When it has really mattered, nobody has been more consistently vital to the Poles. In European Championship finals he has decisively contributed to five of his side’s last six goals, dating back to their faltering 2012 campaign when they were eliminated as co-hosts in the group stages.
This time around they have fared notably better, breaking new ground in the process. Thanks to a robust defence, Poland have progressed unbeaten to the quarter-finals, conceding only once in the process – and that an unstoppable wondergoal from Xherdan Shaqiri.
Much of the talk around the side has centred on the misfiring form of Lewandowski, and the squad would probably be on their summer holidays if it wasn’t for the man known as ‘Kuba’, who was written off by critics before the competition.
“There were quite a few who had already drawn a line under his international career in their thoughts,” Lukasz Piszczek told Kicker. “Kuba has had the last laugh.”
With Poland struggling to find a way through against Northern Ireland in their opening match, it was Blaszczykowski who set up Arkadiusz Milik to score the only goal of the game and hand his side a vital three points. Although the Poles were wasteful in their next outing against Germany, a scoreless draw, Kuba took it upon himself to strike the winner versus Ukraine in the final group game.
A similar story seemed to be playing out in their round of 16 encounter with the Swiss. While Lewandowski was mute, unable to get his first shot on target in the whole tournament until the second half of that game, Milik continued in his profligate manner. Kuba, though, bucked the trend of his team-mates with a composed finish past Yann Sommer before the break.

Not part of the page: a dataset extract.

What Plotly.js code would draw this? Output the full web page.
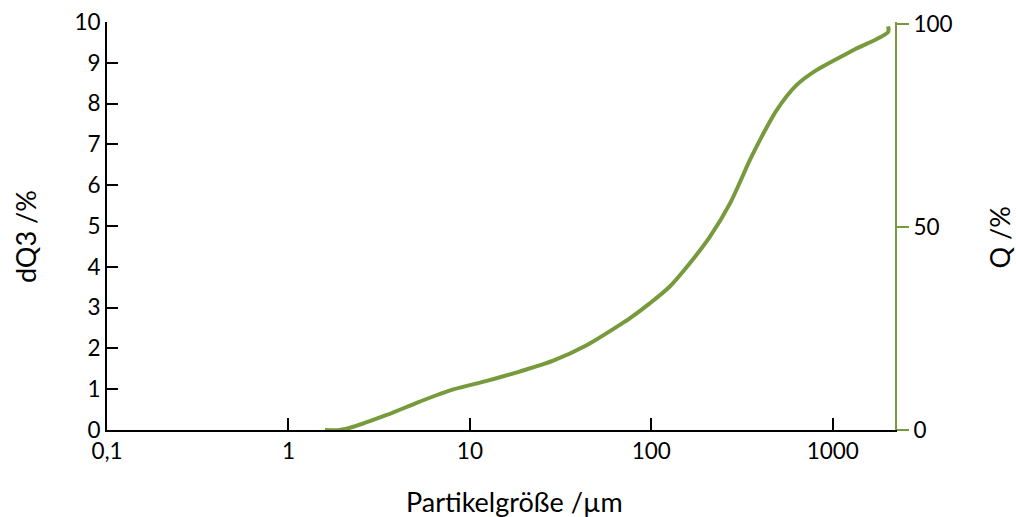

It was a crucial breakthrough. Poland were tiring and offered little in the way of attacking threat in the final half hour. While it took Shaqiri’s magical acrobatic strike to level matters, there was little doubt that the Swiss were in the ascendancy by the time penalties rolled around.

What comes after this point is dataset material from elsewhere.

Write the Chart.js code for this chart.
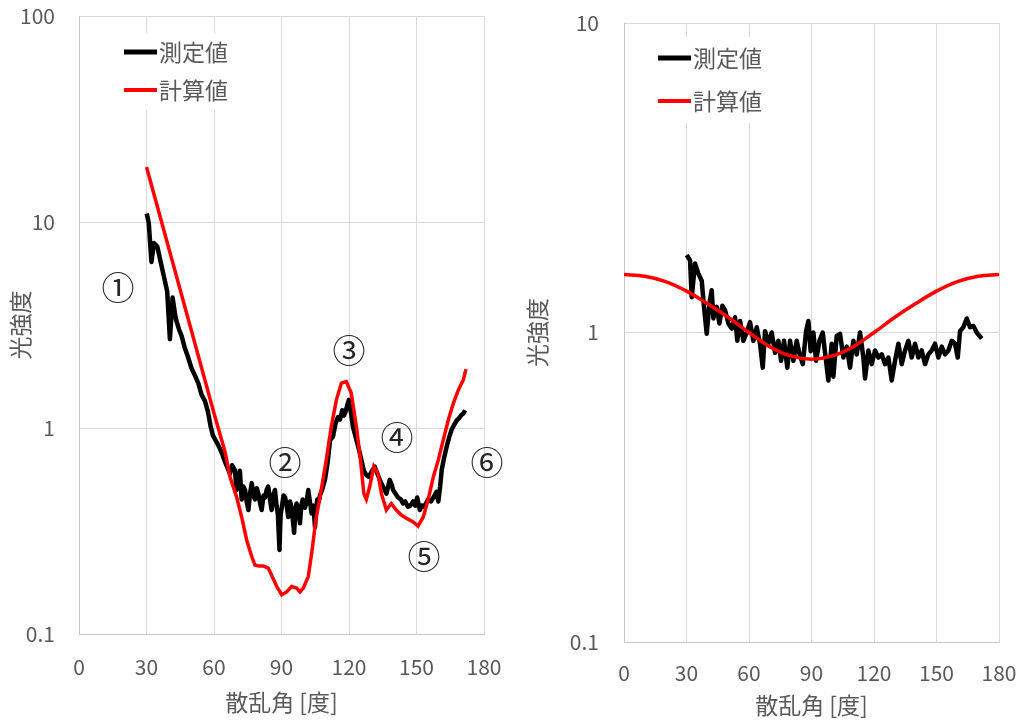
<!DOCTYPE html>
<html>
<head>
<meta charset="utf-8">
<script src="https://cdn.jsdelivr.net/npm/chart.js@4.4.0/dist/chart.umd.min.js"></script>
<style>
  body { margin: 0; background: #fff; }
  #wrap { position: relative; width: 1023px; height: 721px; }
  #izq { position: absolute; left: 0; top: 0; }
  #der { position: absolute; left: 510px; top: 0; }
</style>
</head>
<body>
<div id="wrap">
  <canvas id="izq" width="510" height="721"></canvas>
  <canvas id="der" width="513" height="721"></canvas>
</div>
<script>
const FUENTE = "'Noto Sans CJK JP', 'Noto Sans', sans-serif";
const GRIS = '#595959';

// series names and colours
const nombres = ['測定値', '計算値'];
const colores = ['#000000', '#ff0000'];
const ticksX = [0, 30, 60, 90, 120, 150, 180];

// left chart: measured (angle, value)
const angMedIzq = [30.1, 31.0, 32.2, 33.3, 34.8, 36.3, 37.8, 39.2, 40.4, 41.6, 43.0, 44.5, 45.6, 47.0, 48.5,
  50.0, 51.5, 53.0, 54.5, 56.0, 57.3, 58.5, 59.5, 61.0, 62.5, 63.8, 65.0, 66.0, 67.1, 68.0, 69.3, 70.0,
  70.8, 71.5, 72.3, 73.0, 73.8, 74.5, 75.3, 76.0, 76.8, 77.5, 78.2, 79.0, 79.7, 80.5, 81.2, 82.0, 82.7,
  83.4, 84.1, 84.9, 85.6, 86.3, 87.1, 87.8, 88.4, 89.1, 89.6, 90.1, 90.9, 91.6, 92.3, 93.0, 93.8, 94.5,
  95.0, 95.6, 96.2, 96.7, 97.5, 98.2, 98.8, 99.4, 100.4, 101.2, 101.9, 102.6, 103.4, 104.2, 104.9, 105.4,
  105.9, 106.5, 107.1, 108.0, 109.3, 110.5, 111.6, 112.9, 114.0, 115.1, 116.0, 117.0, 117.8, 118.5, 119.3,
  120.0, 120.8, 121.8, 123.3, 124.5, 125.5, 126.6, 127.7, 128.8, 129.9, 131.4, 132.9, 134.0, 135.1, 136.6,
  137.4, 138.1, 139.0, 139.6, 140.7, 141.8, 143.0, 144.0, 145.0, 146.2, 147.3, 148.5, 149.4, 150.3, 151.5,
  152.4, 153.2, 154.2, 155.2, 156.4, 157.5, 158.9, 159.7, 160.5, 161.2, 162.3, 163.4, 164.5, 165.6, 166.8,
  167.9, 169.0, 170.1, 170.9, 171.6];
const valMedIzq = [11.0, 9.9, 6.4, 7.9, 7.6, 6.4, 5.4, 4.6, 2.7, 4.3, 3.4, 3.0, 2.8, 2.45, 2.2,
  1.95, 1.8, 1.65, 1.45, 1.35, 1.2, 1.02, 0.92, 0.86, 0.8, 0.74, 0.68, 0.64, 0.60, 0.66, 0.625, 0.50,
  0.56, 0.62, 0.45, 0.52, 0.50, 0.44, 0.40, 0.48, 0.54, 0.47, 0.45, 0.51, 0.48, 0.43, 0.40, 0.47, 0.46,
  0.50, 0.52, 0.45, 0.40, 0.47, 0.50, 0.42, 0.38, 0.256, 0.38, 0.41, 0.47, 0.46, 0.42, 0.37, 0.44, 0.41,
  0.36, 0.31, 0.40, 0.43, 0.40, 0.345, 0.42, 0.45, 0.41, 0.44, 0.50, 0.44, 0.385, 0.42, 0.33, 0.40,
  0.45, 0.44, 0.47, 0.50, 0.56, 0.68, 0.875, 0.91, 1.05, 1.13, 1.1, 1.22, 1.15, 1.2, 1.3,
  1.37, 1.2, 1.01, 0.875, 0.78, 0.70, 0.62, 0.59, 0.58, 0.61, 0.65, 0.59, 0.55, 0.52, 0.48,
  0.52, 0.56, 0.53, 0.50, 0.48, 0.46, 0.45, 0.43, 0.44, 0.415, 0.42, 0.44, 0.42, 0.46, 0.40,
  0.42, 0.415, 0.43, 0.45, 0.44, 0.46, 0.49, 0.44, 0.52, 0.625, 0.72, 0.81, 0.90, 0.98, 1.04,
  1.09, 1.12, 1.16, 1.18, 1.22];

// left chart: calculated
const angCalIzq = [30, 40, 50, 60, 65, 67.1, 70.1, 72.3, 74.5, 76.8, 78.2, 80, 81.9, 84.1, 85.6, 87.9,
  90.1, 92.3, 94.5, 96.7, 98.2, 99.7, 101.9, 103.4, 105.3, 107.1, 109.9, 112.1, 114.4, 116.6, 118.8,
  121.0, 123.3, 125.1, 126.6, 127.7, 129.2, 131.0, 132.9, 134.4, 136.6, 138.8, 141.0, 143.3, 145.5,
  148.5, 150.7, 153.0, 155.2, 157.5, 159.7, 161.9, 164.1, 166.4, 168.6, 170.8, 172.0];
const valCalIzq = [18.5, 7.4, 2.96, 1.18, 0.76, 0.58, 0.46, 0.37, 0.286, 0.237, 0.216, 0.214, 0.214, 0.209, 0.193, 0.17,
  0.155, 0.16, 0.17, 0.167, 0.16, 0.167, 0.19, 0.246, 0.36, 0.46, 0.70, 1.01, 1.37, 1.65, 1.68,
  1.48, 1.01, 0.70, 0.48, 0.45, 0.52, 0.65, 0.60, 0.48, 0.40, 0.43, 0.40, 0.378, 0.365,
  0.35, 0.334, 0.37, 0.45, 0.58, 0.70, 0.875, 1.09, 1.32, 1.53, 1.71, 1.93];
const ticksYIzq = [0.1, 1, 10, 100];

// circled markers on the left chart
const notasTxt = ['①', '②', '③', '④', '⑤', '⑥'];
const notasAng = [17.3, 91.6, 120, 141.3, 153.3, 181.3];
const notasVal = [4.8, 0.68, 2.39, 0.90, 0.237, 0.68];

// right chart: measured
const angMedDer = [30.1, 31.7, 32.5, 34.1, 35.7, 37.3, 38.4, 39.7, 41.0, 42.1, 42.9, 44.5, 45.8, 47.2, 48.5,
  50.1, 51.7, 53.3, 54.4, 55.7, 57.3, 58.9, 60.5, 62.1, 63.7, 65.3, 66.6, 67.7, 69.3, 70.9, 72.5, 74.1,
  75.4, 76.8, 78.4, 79.7, 81.3, 82.9, 84.1, 85.8, 87.4, 88.5, 89.6, 90.9, 92.2, 93.8, 95.4, 96.5, 98.1,
  99.7, 100.5, 102.1, 103.7, 105.3, 106.9, 108.5, 110.1, 111.7, 113.3, 114.9, 115.7, 117.3, 118.9, 120.5,
  122.1, 123.7, 125.3, 126.9, 128.5, 130.1, 131.7, 133.3, 134.9, 136.5, 138.1, 139.7, 141.3, 142.9, 144.5,
  146.1, 147.7, 149.3, 150.9, 152.5, 154.1, 155.7, 157.3, 158.9, 160.2, 161.3, 162.9, 164.5, 166.1, 167.7,
  169.3, 171.7];
const valMedDer = [1.78, 1.71, 1.30, 1.67, 1.55, 1.47, 1.21, 0.99, 1.24, 1.37, 1.11, 1.21, 1.07, 1.22, 1.18,
  1.07, 1.03, 1.12, 0.94, 1.09, 0.94, 1.0, 1.08, 0.94, 1.04, 0.92, 0.77, 1.01, 0.92, 1.0, 0.86, 0.94,
  0.81, 0.94, 0.77, 0.94, 0.81, 0.94, 0.86, 0.79, 1.01, 1.09, 0.87, 1.0, 0.81, 0.94, 1.0, 0.86, 0.70,
  0.92, 0.72, 0.975, 0.99, 0.83, 0.9, 0.77, 0.94, 0.85, 1.0, 0.83, 0.71, 0.875, 0.79, 0.875,
  0.83, 0.85, 0.79, 0.83, 0.70, 0.81, 0.92, 0.79, 0.875, 0.94, 0.83, 0.92, 0.83, 0.875, 0.79,
  0.85, 0.875, 0.92, 0.83, 0.9, 0.85, 0.875, 0.94, 0.92, 0.83, 1.01, 1.04, 1.11, 1.04, 1.05,
  1.0, 0.955];

// right chart: calculated
const angCalDer = [0, 10, 20, 30, 40, 50, 60, 70, 80, 90, 100, 110, 120, 130, 140, 150, 160, 170, 180];
const valCalDer = [1.54, 1.52, 1.46, 1.36, 1.24, 1.12, 1.00, 0.90, 0.84, 0.82, 0.84, 0.90, 1.00, 1.12, 1.24, 1.36, 1.46, 1.52, 1.54];
const ticksYDer = [0.1, 1, 10];

//Legend drawn inside the plot, over the grid
const leyenda = {
  id: 'leyenda',
  beforeDatasetsDraw(chart, args, o) {
    const ctx = chart.ctx;
    ctx.save();
    ctx.fillStyle = '#fff';
    ctx.fillRect(o.x - 10, o.arriba, 130, o.alto);
    ctx.font = '23px ' + FUENTE;
    ctx.textBaseline = 'middle';
    nombres.forEach((n, i) => {
      const y = o.y + i * o.paso;
      ctx.strokeStyle = colores[i];
      ctx.lineWidth = i === 0 ? 5 : 4;
      ctx.beginPath();
      ctx.moveTo(o.x, y);
      ctx.lineTo(o.x + 33, y);
      ctx.stroke();
      ctx.fillStyle = GRIS;
      ctx.fillText(n, o.x + 35, y);
    });
    ctx.restore();
  }
};

//Circled numbers placed in data coordinates
const notas = {
  id: 'notas',
  afterDraw(chart, args, o) {
    if (!o.textos) return;
    const ctx = chart.ctx;
    const sx = chart.scales.x, sy = chart.scales.y;
    ctx.save();
    ctx.font = '33px ' + FUENTE;
    ctx.fillStyle = '#262626';
    ctx.textAlign = 'center';
    ctx.textBaseline = 'middle';
    o.textos.forEach((t, i) => {
      ctx.fillText(t, sx.getPixelForValue(o.ang[i]), sy.getPixelForValue(o.val[i]));
    });
    ctx.restore();
  }
};

function puntos(xs, ys) {
  return xs.map((x, i) => ({ x: x, y: ys[i] }));
}

function crearGrafica(id, c) {
  return new Chart(document.getElementById(id), {
    type: 'line',
    data: {
      datasets: [
        { label: nombres[0], data: puntos(c.angMed, c.valMed), borderColor: colores[0], borderWidth: 4.5,
          pointRadius: 0, borderJoinStyle: 'round', order: 2 },
        { label: nombres[1], data: puntos(c.angCal, c.valCal), borderColor: colores[1], borderWidth: 3.5,
          pointRadius: 0, cubicInterpolationMode: c.suave ? 'monotone' : 'default', order: 1 }
      ]
    },
    plugins: [leyenda, notas],
    options: {
      responsive: false,
      animation: false,
      layout: { padding: { left: 0, right: c.padDer, top: c.padSup, bottom: 0 } },
      plugins: {
        legend: { display: false },
        tooltip: { enabled: false },
        leyenda: c.leyenda,
        notas: c.notas || {}
      },
      scales: {
        x: {
          type: 'linear', min: 0, max: 180,
          afterBuildTicks: s => { s.ticks = ticksX.map(v => ({ value: v })); },
          afterFit: s => { s.height = c.altoX; },
          // invisible tick marks keep the label gap without extra layout padding
          grid: { color: '#d9d9d9', drawTicks: true, tickLength: c.gapX, tickColor: 'rgba(0,0,0,0)' },
          border: { color: '#c8c8c8' },
          ticks: { color: GRIS, font: { family: FUENTE, size: 21 }, padding: 2, maxRotation: 0 },
          title: { display: true, text: '散乱角 [度]', color: GRIS, font: { family: FUENTE, size: 23 },
            padding: { top: 0, bottom: c.padTitX } }
        },
        y: {
          type: 'logarithmic', min: c.ticksY[0], max: c.ticksY[c.ticksY.length - 1],
          afterBuildTicks: s => { s.ticks = c.ticksY.map(v => ({ value: v })); },
          afterFit: s => { s.width = c.anchoY; },
          grid: { color: '#d9d9d9', drawTicks: true, tickLength: c.gapY, tickColor: 'rgba(0,0,0,0)' },
          border: { color: '#c8c8c8' },
          ticks: { color: GRIS, font: { family: FUENTE, size: 21 }, padding: 2,
            callback: v => String(v) },
          title: { display: true, text: '光強度', color: GRIS, font: { family: FUENTE, size: 23 },
            padding: { top: c.padTitY, bottom: 0 } }
        }
      }
    }
  });
}

crearGrafica('izq', {
  angMed: angMedIzq, valMed: valMedIzq, angCal: angCalIzq, valCal: valCalIzq,
  ticksY: ticksYIzq, suave: false,
  padDer: 26, padSup: 16, altoX: 87, anchoY: 79,
  gapX: 18, padTitX: 5, gapY: 22, padTitY: 6,
  leyenda: { x: 124, y: 52, paso: 38, arriba: 33, alto: 77 },
  notas: { textos: notasTxt, ang: notasAng, val: notasVal }
});

crearGrafica('der', {
  angMed: angMedDer, valMed: valMedDer, angCal: angCalDer, valCal: valCalDer,
  ticksY: ticksYDer, suave: true,
  padDer: 24, padSup: 23, altoX: 79, anchoY: 114,
  gapX: 16, padTitX: 2, gapY: 23, padTitY: 13,
  leyenda: { x: 148, y: 58, paso: 43, arriba: 37, alto: 86 }
});
</script>
</body>
</html>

Of course, Blaszczykowski stepped up to score his as Adam Nawalka’s side progressed 5-4 with a succession of excellent kicks.

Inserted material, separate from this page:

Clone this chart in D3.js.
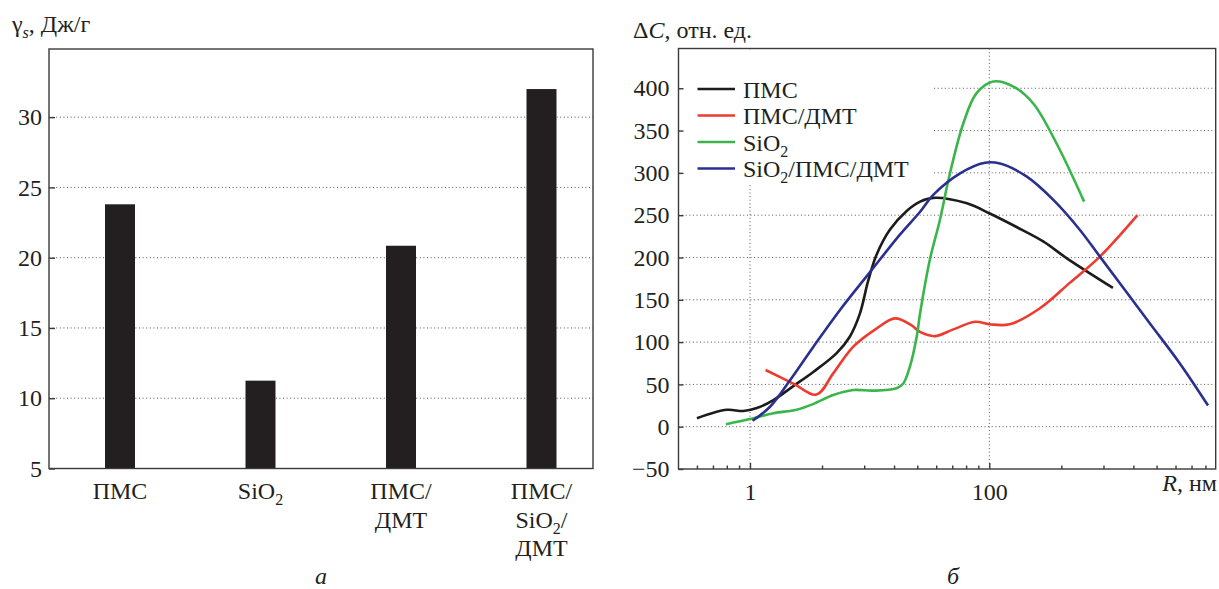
<!DOCTYPE html>
<html>
<head>
<meta charset="utf-8">
<script src="https://cdn.jsdelivr.net/npm/d3@7"></script>
<style>
  body { margin: 0; background: #fff; }
</style>
</head>
<body>
<svg id="chart" width="1219" height="589"></svg>
<script>
// ---- data (left panel: surface energy) ----
var categories = [["ПМС"], ["SiO_2"], ["ПМС/", "ДМТ"], ["ПМС/", "SiO_2/", "ДМТ"]];
var gammaValues = [23.8, 11.25, 20.85, 32.0];
var gammaTicks = [5, 10, 15, 20, 25, 30];

// ---- data (right panel: pore size distribution) ----
var seriesNames = ["ПМС", "ПМС/ДМТ", "SiO_2", "SiO_2/ПМС/ДМТ"];
var seriesColors = ["#1e1b1c", "#ee3b2f", "#3ab54a", "#2b2f8f"];

var pmsR = [0.36, 0.64, 0.88, 1.14, 1.57, 2.3, 3.4, 5.3, 6.8, 8.3, 9.7, 11.4, 14.8, 20.4, 26.4, 34, 65, 101, 169, 282, 445, 1080];
var pmsC = [10, 20, 18.5, 22, 31.5, 48, 65, 87, 106, 134, 172, 203, 233, 255, 266, 270.5, 264, 252, 236, 219, 199, 164];

var pmsDmtR = [1.35, 2.3, 3.6, 4.96, 7.3, 11.4, 16.3, 22.3, 26.4, 35, 50, 76, 101, 148, 265, 470, 840, 1730];
var pmsDmtC = [67, 51, 38, 63, 94.6, 116, 128, 120, 112, 107, 115, 124, 121, 121, 140, 170, 201, 250];

var sio2R = [0.63, 1, 1.57, 2.45, 3.4, 4.96, 7.3, 10.7, 16.8, 19.1, 21.7, 24.7, 26.4, 31.8, 38.6, 46.9, 60.7, 78, 108, 159, 233, 364, 620];
var sio2C = [3, 9, 16, 20, 27, 37.5, 43.4, 42.6, 45.4, 51, 71, 106, 134, 197, 244, 299.5, 358.6, 394, 408, 402, 382, 335, 266];

var mixR = [1.05, 1.47, 2.16, 3.39, 5.65, 10.1, 17.9, 26.4, 34, 57, 92, 123, 206, 343, 572, 840, 2200, 3900, 6730];
var mixC = [7, 23.6, 55, 94.6, 138, 183, 227, 254, 274, 299.5, 312, 311, 295.5, 268, 232.5, 201, 122, 75, 25];

var deltaTicks = [-50, 0, 50, 100, 150, 200, 250, 300, 350, 400];
var rMajorTicks = [1, 100];
var rMinorTicks = [0.36, 0.49, 0.64, 0.81, 4, 9, 16, 25, 36, 49, 64, 81, 400, 900, 1600, 2500, 3600, 4900, 6400];

var serif = "'Liberation Serif', 'DejaVu Serif', 'Noto Serif', serif";
var fontSize = 24;
var subSize = 16;
var subShift = 6;

var svg = d3.select("#chart")
  .attr("font-family", serif);

// draw "SiO_2" style text: _digit becomes a subscript
function richText(sel, str) {
  var parts = str.split(/(_\d)/);
  var shifted = false;
  parts.forEach(function(p) {
    if (!p) return;
    if (p[0] === "_") {
      sel.append("tspan").attr("dy", subShift).attr("font-size", subSize).text(p.slice(1));
      shifted = true;
    } else {
      var t = sel.append("tspan").text(p);
      if (shifted) { t.attr("dy", -subShift); shifted = false; }
    }
  });
}

function addText(g) {
  return g.append("text").attr("font-family", serif).attr("font-size", fontSize).attr("fill", "#231f20");
}

function dottedGrid(g) {
  g.attr("stroke", "#555").attr("stroke-width", 1).attr("stroke-dasharray", "1,2.6").attr("fill", "none");
}

function styleAxis(g) {
  g.select(".domain").remove();
  g.attr("font-family", serif);
  g.selectAll("line").attr("stroke", "#3a3a3a").attr("stroke-width", 1.4);
  g.selectAll("text").attr("font-size", fontSize).attr("font-family", serif).attr("fill", "#231f20");
}

// =========== LEFT PANEL ===========
var L = {left: 49, right: 593, top: 49, bottom: 468.5};

var xCat = d3.scalePoint()
  .domain(d3.range(categories.length))
  .range([120, 541.5]);

var yGamma = d3.scaleLinear()
  .domain([5, 34.85])
  .range([L.bottom, L.top]);

var left = svg.append("g");

// grid
left.append("g").call(dottedGrid)
  .selectAll("line")
  .data(gammaTicks.filter(d => d > 5))
  .enter().append("line")
  .attr("x1", L.left).attr("x2", L.right)
  .attr("y1", d => yGamma(d)).attr("y2", d => yGamma(d));

// bars
var barW = 30;
left.selectAll("rect.bar")
  .data(gammaValues)
  .enter().append("rect")
  .attr("class", "bar")
  .attr("x", (d, i) => xCat(i) - barW / 2)
  .attr("width", barW)
  .attr("y", d => yGamma(d))
  .attr("height", d => L.bottom - yGamma(d))
  .attr("fill", "#231f20");

// frame
left.append("rect")
  .attr("x", L.left).attr("y", L.top)
  .attr("width", L.right - L.left).attr("height", L.bottom - L.top)
  .attr("fill", "none").attr("stroke", "#3a3a3a").attr("stroke-width", 1.4);

// y axis, ticks pointing inward
left.append("g")
  .attr("transform", `translate(${L.left},0)`)
  .call(d3.axisLeft(yGamma).tickValues(gammaTicks).tickSize(-6).tickPadding(7))
  .call(styleAxis);

// category labels
categories.forEach(function(lines, i) {
  lines.forEach(function(s, j) {
    var t = addText(left)
      .attr("x", xCat(i))
      .attr("y", 499 + j * 28.5)
      .attr("text-anchor", "middle");
    richText(t, s);
  });
});

// axis title
var tl = addText(left).attr("x", 12).attr("y", 32);
tl.append("tspan").text("γ");
tl.append("tspan").attr("dy", subShift).attr("font-size", subSize).attr("font-style", "italic").text("s");
tl.append("tspan").attr("dy", -subShift).text(", Дж/г");

addText(left)
  .attr("x", (L.left + L.right) / 2).attr("y", 584)
  .attr("text-anchor", "middle").attr("font-style", "italic")
  .text("а");

// =========== RIGHT PANEL ===========
var R = {left: 678.5, right: 1215.7, top: 48.5, bottom: 469};

var xR = d3.scaleLog()
  .domain([0.2526, 7800])
  .range([R.left, R.right]);

var yC = d3.scaleLinear()
  .domain([-50, 447])
  .range([R.bottom, R.top]);

var right = svg.append("g");

// grid
var gridR = right.append("g").call(dottedGrid);
gridR.selectAll("line.h")
  .data(deltaTicks.filter(d => d > -50))
  .enter().append("line")
  .attr("x1", R.left).attr("x2", R.right)
  .attr("y1", d => yC(d)).attr("y2", d => yC(d));
gridR.selectAll("line.v")
  .data(rMajorTicks)
  .enter().append("line")
  .attr("x1", d => xR(d)).attr("x2", d => xR(d))
  .attr("y1", R.top).attr("y2", R.bottom);

// legend background hides the grid behind it
right.append("rect")
  .attr("x", R.left + 1).attr("y", R.top + 1)
  .attr("width", 932 - R.left - 1).attr("height", 185 - R.top - 1)
  .attr("fill", "#fff");

// curves
var seriesData = [
  d3.zip(pmsR, pmsC),
  d3.zip(pmsDmtR, pmsDmtC),
  d3.zip(sio2R, sio2C),
  d3.zip(mixR, mixC)
];

var line = d3.line()
  .x(d => xR(d[0]))
  .y(d => yC(d[1]))
  .curve(d3.curveCatmullRom.alpha(0.5));

right.selectAll("path.series")
  .data(seriesData)
  .enter().append("path")
  .attr("class", "series")
  .attr("d", line)
  .attr("fill", "none")
  .attr("stroke", (d, i) => seriesColors[i])
  .attr("stroke-width", 2.6)
  .attr("stroke-linejoin", "round");

// frame
right.append("rect")
  .attr("x", R.left).attr("y", R.top)
  .attr("width", R.right - R.left).attr("height", R.bottom - R.top)
  .attr("fill", "none").attr("stroke", "#3a3a3a").attr("stroke-width", 1.4);

// y axis
right.append("g")
  .attr("transform", `translate(${R.left},0)`)
  .call(d3.axisLeft(yC).tickValues(deltaTicks).tickSize(-5).tickPadding(9))
  .call(styleAxis);

// x axis: major and minor ticks
right.append("g")
  .attr("transform", `translate(0,${R.bottom})`)
  .call(d3.axisBottom(xR).tickValues(rMajorTicks).tickFormat(d3.format("d")).tickSize(-6).tickPadding(14))
  .call(styleAxis);

right.append("g")
  .attr("transform", `translate(0,${R.bottom})`)
  .call(d3.axisBottom(xR).tickValues(rMinorTicks).tickFormat("").tickSize(-3.5))
  .call(styleAxis);

// legend
var legend = right.append("g");
seriesNames.forEach(function(name, i) {
  var y = 89 + i * 26.5;
  legend.append("line")
    .attr("x1", 697.5).attr("x2", 735)
    .attr("y1", y).attr("y2", y)
    .attr("stroke", seriesColors[i]).attr("stroke-width", 2.6);
  var t = addText(legend).attr("x", 743).attr("y", y + 8.5);
  richText(t, name);
});

// axis titles
var tr = addText(right).attr("x", 633).attr("y", 38);
tr.append("tspan").text("Δ");
tr.append("tspan").attr("font-style", "italic").text("C");
tr.append("tspan").text(", отн. ед.");

var tx = addText(right).attr("x", 1217).attr("y", 491).attr("text-anchor", "end");
tx.append("tspan").attr("font-style", "italic").text("R");
tx.append("tspan").text(", нм");

addText(right)
  .attr("x", 953).attr("y", 584)
  .attr("text-anchor", "middle").attr("font-style", "italic")
  .text("б");
</script>
</body>
</html>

This tenacity and mental fortitude that Blaszczykowski shows on the field is a reflection on his willingness to battle his way through a complicated life.
When he was just 11, he witnessed his father stabbing his mother to death, and was brought up by his grandmother. Had it not been for the intervention of Jerzy Brzeczek, his uncle who once captained the Poland national side, Kuba might well have given the game up. Instead he has followed in his relation’s footsteps and wore the armband during Euro 2012.
“This will stay with me for my entire life. I'd give anything for my mother to be still alive,” Blaszczykowski, who celebrates his goals by pointing to the heavens in remembrance, told Polish television in 2010 in a rare interview about his past.
“What happened turned my life around by 180 degrees. It's like a rock fell on your head, and after a week you wake up and have to start life all over again. I'll never understand what happened, nor why.”
In a twist of fate, Blaszczykowski’s father died shortly before Euro 2012 began, causing his arrival to the country’s training camp to be delayed by a day as he attended the funeral. Despite his presence there along with brother Dawid, he had cut off contact with his dad after he was jailed for 15 years.
In spite of the emotional trauma this would surely have caused, he led his team with distinction in the weeks that followed, notably scoring a decisive late equaliser against Russia to keep his side alive going into the final round of group fixtures.
Now the Dortmund man is shining following more than two difficult years on the field. His problems began four minutes into a Bundesliga match with Augsburg in January 2014, when he suffered a cruciate ligament injury. After recovering from that setback, he wuas blighted by a series of minor but persistent problems in the following campaign.
A move to Fiorentina on loan from BVB, where he won two Bundesliga titles and finished as a runner-up in the Champions League, was made on the final day of the 2015 summer transfer window and was designed as a fresh start. However, he failed to establish himself, starting only three Serie A matches in the second half of the campaign and frequently finding himself marooned, unused, on the bench.
True to form, though, Kuba has powered through in the face of adversity and, after proving he remains his country’s true talisman, is now seeking to fire them to a first European Championship semi-final.